Musically, the work is dramatic and eschews melody, for the most part, in favour of expression. Dashow uses various elements in the structure of the piece. Archimedes is represented by different guitar sounds, and as he matures in the course of the story, the sounds and guitars also change. In track 4 (In Which He Grows Up), children's' voices blend with trippy, high-pitched sounds. By Archimedes At War (in the second act), the timbre is darker and lower, and as ominous as the title would suggest. 

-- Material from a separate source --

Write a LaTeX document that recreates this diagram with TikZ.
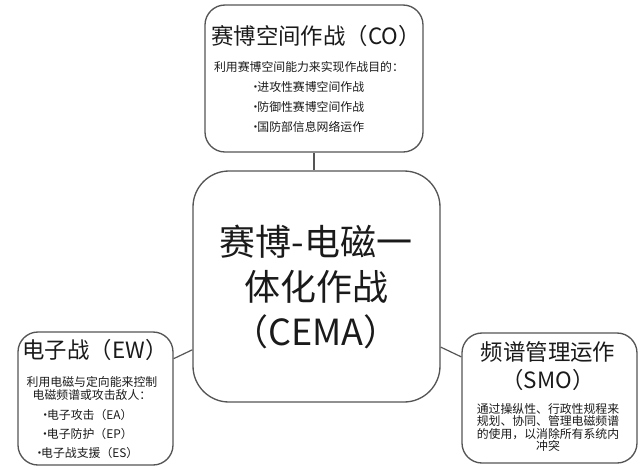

Roman proconsul Marcellus' appearance in the opera is depicted by a chamber ensemble, one that grows little by little from four instruments to a small chamber orchestra by the end. When Marcellus and Archimedes meet, in Act III (the third disc), the two musical modes also come together. The tragedy of Archimedes' story is that, after the Siege of Syracuse, his home, Marcellus ordered that he be kept alive - but a Roman soldier killed him anyway.

Along with the music, spoken portions of the libretto tell the details of the story. You may even learn some math along the way. Act II alternates Mathematics with musical choruses dubbed “Then Archimedes”. 

James Dashow
James Dashow

The cast includes a crew of freelance opera singers based in NYC, including Michael Kelly as Archimedes, Martin Bakari as Marcellus, and Adrian Rosas as Hieron. You'll note the stratospheric pitch of soprano Jennifer Zetlan as the Demiurge, her voice blending with Brian Giebler's tenor. 

Musical accompaniment includes the work of recorder virtuoso Antonio Politano, with eleven-year-old Madeleine Albus playing the role of Child. Along with singing, the piece includes spoken word sections, and an introductory narrative by noted Shakesperian actor, Philip Kerr. 

The libretto by Cary Plotkin with Ted Weiss is poetic, sometimes funny, sometimes intriguing or philosophical. It's easy to imagine this work performed as it was intended, in an atmospheric planetarium.

The album cover depicts one of Archimedes discoveries - the ratio of the volume of a cylinder to the volume of its circular end (3/2). Dashow used the ratio that Archimedes himself considered his most important. 

“This ratio is also that of the perfect fifth in musical terms. Hence, all of his music consists of different selections of the 8 pitches that make up the interval of a perfect fifth, all carefully structured within the constraints of my Dyad System. The very end of the opera has clusters of all eight pitches of a perfect fifth in overlapping clusters that depict Archimedes tragic destiny.”